::: Data shown :::

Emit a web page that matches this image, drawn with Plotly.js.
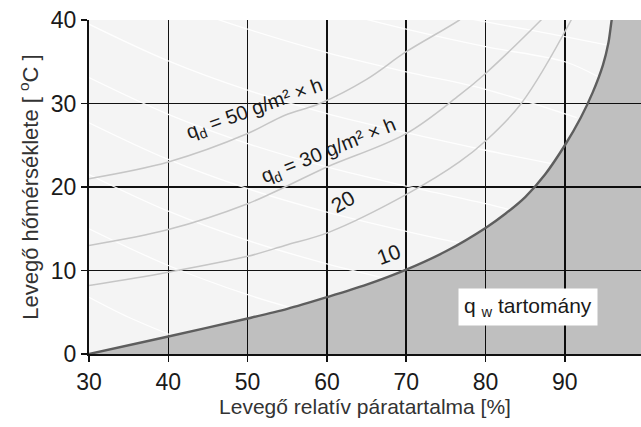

:::
::: Data shown :::

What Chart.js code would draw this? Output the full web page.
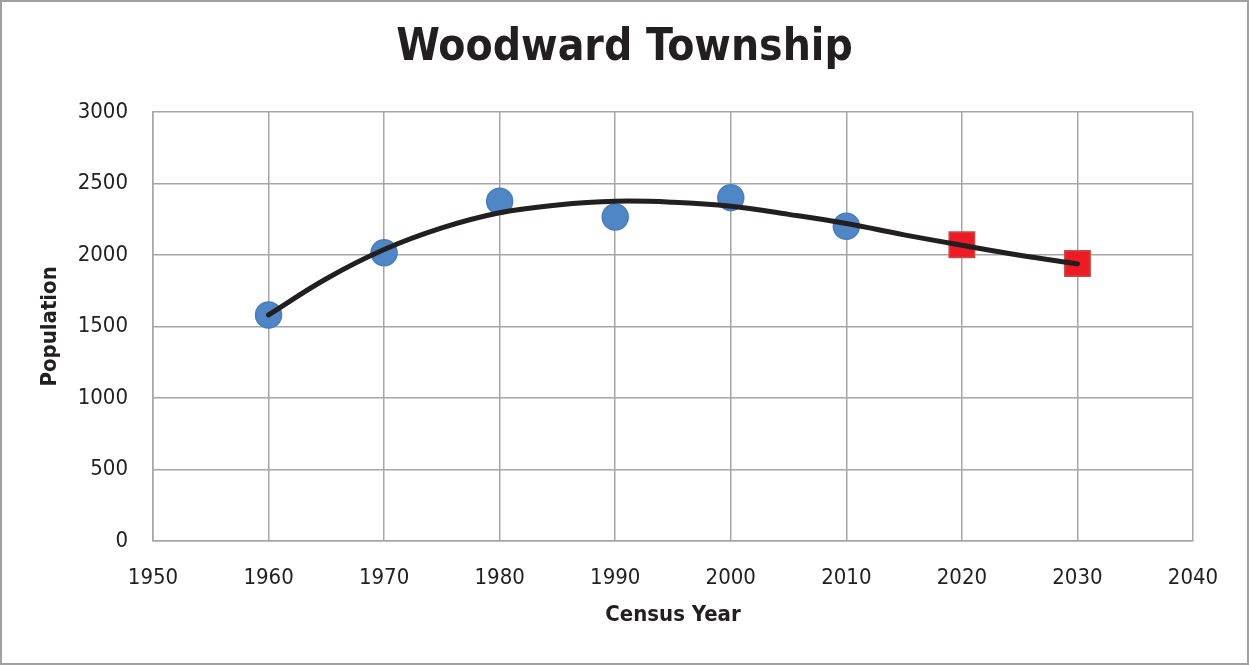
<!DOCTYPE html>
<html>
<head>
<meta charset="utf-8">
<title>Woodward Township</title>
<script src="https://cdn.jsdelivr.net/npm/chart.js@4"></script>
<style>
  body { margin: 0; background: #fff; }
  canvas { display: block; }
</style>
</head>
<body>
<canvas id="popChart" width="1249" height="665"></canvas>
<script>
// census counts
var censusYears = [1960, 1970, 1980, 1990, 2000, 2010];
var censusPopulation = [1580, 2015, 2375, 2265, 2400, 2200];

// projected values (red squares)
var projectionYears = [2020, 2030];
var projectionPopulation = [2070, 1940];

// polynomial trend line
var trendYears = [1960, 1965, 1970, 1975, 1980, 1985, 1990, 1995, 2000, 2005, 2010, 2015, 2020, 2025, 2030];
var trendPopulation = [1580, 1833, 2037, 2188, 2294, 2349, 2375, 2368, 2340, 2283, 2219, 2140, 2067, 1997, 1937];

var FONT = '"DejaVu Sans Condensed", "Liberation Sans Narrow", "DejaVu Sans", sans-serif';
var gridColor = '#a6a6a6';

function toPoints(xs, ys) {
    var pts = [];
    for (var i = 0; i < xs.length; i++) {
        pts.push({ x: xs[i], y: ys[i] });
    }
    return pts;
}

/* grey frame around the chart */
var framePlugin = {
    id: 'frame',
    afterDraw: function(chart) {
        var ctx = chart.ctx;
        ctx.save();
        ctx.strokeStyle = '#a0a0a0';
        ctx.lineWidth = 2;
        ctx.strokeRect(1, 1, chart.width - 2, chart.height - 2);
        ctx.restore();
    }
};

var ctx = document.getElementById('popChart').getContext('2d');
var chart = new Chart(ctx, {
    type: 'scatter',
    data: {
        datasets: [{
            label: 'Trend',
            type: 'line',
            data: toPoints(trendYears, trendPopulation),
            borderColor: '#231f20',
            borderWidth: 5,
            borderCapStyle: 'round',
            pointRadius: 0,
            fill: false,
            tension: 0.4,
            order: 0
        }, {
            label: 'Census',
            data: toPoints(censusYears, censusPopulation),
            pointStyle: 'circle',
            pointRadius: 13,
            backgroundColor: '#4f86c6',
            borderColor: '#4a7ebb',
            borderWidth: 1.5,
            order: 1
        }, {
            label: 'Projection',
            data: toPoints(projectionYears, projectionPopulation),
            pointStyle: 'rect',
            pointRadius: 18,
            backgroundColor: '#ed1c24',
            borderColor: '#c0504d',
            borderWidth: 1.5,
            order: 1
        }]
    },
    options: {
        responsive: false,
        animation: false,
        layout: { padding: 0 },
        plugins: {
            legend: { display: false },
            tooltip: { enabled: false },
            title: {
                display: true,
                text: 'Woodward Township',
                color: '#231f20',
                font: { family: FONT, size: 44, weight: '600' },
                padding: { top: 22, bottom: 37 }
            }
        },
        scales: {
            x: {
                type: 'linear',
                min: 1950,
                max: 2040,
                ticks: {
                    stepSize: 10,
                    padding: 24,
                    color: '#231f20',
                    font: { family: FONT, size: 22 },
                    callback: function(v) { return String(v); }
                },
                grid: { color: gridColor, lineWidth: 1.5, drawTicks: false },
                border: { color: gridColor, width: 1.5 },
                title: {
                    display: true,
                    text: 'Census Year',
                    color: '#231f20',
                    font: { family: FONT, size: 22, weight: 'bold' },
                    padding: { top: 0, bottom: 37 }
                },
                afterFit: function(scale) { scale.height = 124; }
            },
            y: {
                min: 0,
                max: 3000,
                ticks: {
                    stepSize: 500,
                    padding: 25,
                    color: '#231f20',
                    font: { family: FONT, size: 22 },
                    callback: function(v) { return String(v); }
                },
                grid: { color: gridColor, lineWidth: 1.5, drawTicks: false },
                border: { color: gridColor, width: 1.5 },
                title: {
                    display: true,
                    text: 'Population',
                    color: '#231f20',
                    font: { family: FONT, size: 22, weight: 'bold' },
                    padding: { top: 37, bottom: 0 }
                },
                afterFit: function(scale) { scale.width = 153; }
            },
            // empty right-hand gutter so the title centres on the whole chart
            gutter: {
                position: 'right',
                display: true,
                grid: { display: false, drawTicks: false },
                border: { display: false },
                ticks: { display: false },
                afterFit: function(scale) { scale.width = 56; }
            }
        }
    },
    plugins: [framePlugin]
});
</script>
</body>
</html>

:::

* _Task prompt_:
State how many lines include the string "this", and nothing more.

* _Result_:
2